Paying homage to pioneers of aviation is the Southern Museum of Flight, 4343 73rd St. N. (tel. 205/833-8226;, located 2 blocks east of Birmingham International Airport. More than 8 decades of aviation history are detailed in display and restoration projects being undertaken at the hangars. World War II bombers, biplanes, and an F14-Tomcat are among the vintage as well as experimental aircraft on display, along with ultralights and glider planes. Among aircraft from the Vietnam era are an A-12 Blackbird, a Huey UH-1 helicopter, and an F-4 Phantom jet fighter. A detailed history of the courageous Tuskegee Airmen is chronicled as part of the Alabama Aviation Hall of Fame gallery. The museum is closed Monday. Admission is $5 for adults and $4 for seniors and students.
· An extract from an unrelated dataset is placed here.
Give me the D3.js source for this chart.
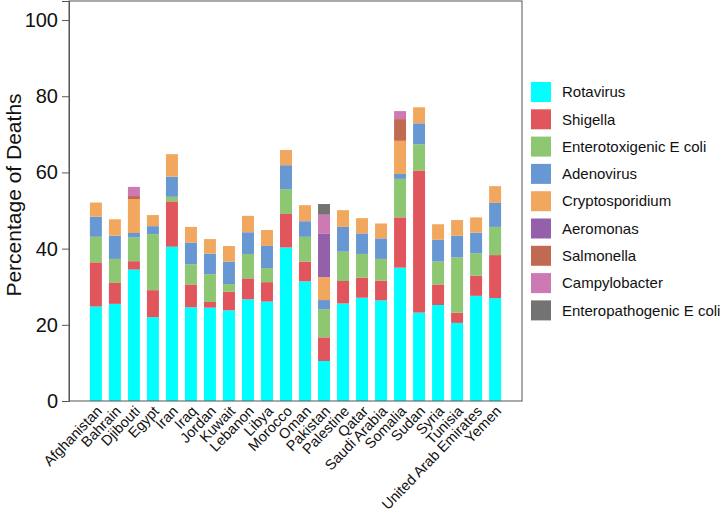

Attractions near Birmingham

Those in search of more testosterone-tested attractions should hit the road and head out to the rolling, wooded hills that surround the Barber Vintage Motorsports Museum, 6030 Barber Motorsports Pkwy. (tel. 205/699-7275; This one-of-a-kind museum, founded by a Birmingham businessman, showcases more than 1,100 motorcycles representing nearly 140 manufacturers. The 80,000-square-foot venue's most-photographed chopper? The star-spangled replica of the Harley-Davidson Peter Fonda and Jack Nicholson rode in the film Easy Rider. The massive glass-and-concrete building reaches several stories, with seamless displays that trace the evolution of motorized two-wheelers from the early 1900s to today's ultramodern machines. Mechanically inclined visitors may want to visit the in-house restoration shop in the basement to watch as workers spiff up, shine, and fine-tune the antique cycles. Every bike in the museum is in working condition. Admission is $15 adults, $10 children, free for children 3 and under. They're road-tested outside, along the awe-inspiring Barber Motorsports Park, a 2 1/2-mile road course considered to be among the best in the U.S. Porsches also whiz along this winding ribbon of road during the Porsche Sport Driving School, where, for a hefty fee, VIPs with advance reservations embark on a multiday training course to learn to drive these quintessential sports cars. For more information on the school, call tel. 888/204-7474 or 205/699-2657 (

And, of course, if you're in Birmingham, you can't be this close to Talladega and not take a day trip to see what NASCAR fanatics have labeled the world's biggest, fastest, and most competitive motorsports facility in the world. A short drive east of Birmingham, the Talladega Superspeedway, off I-20 on Speedway Boulevard (tel. 800/G0-2-DEGA [402-3342] or 256/362-9064;, is a shrine to speed that covers more than 2,000 acres and offers stadium seating capacity for more than 143,000 spectators. Tours of the 2 3/4-mile track are offered daily, except on race days. To attend an actual racing event, call well in advance to inquire about ticket availability. Next door to the track is the International Motorsports Hall of Fame and Museum (, a must for racing fans of all ages. Admission to the museum costs $10 adults, $5 kids 7 to 17. Combination tickets that include guided bus tours of the racetrack cost $12 for adults and $8 for kids. It's open daily, but the track is closed during and after racing events.

Note: This information was accurate when it was published, but can change without notice. Please be sure to confirm all rates and details directly with the companies in question before planning your trip.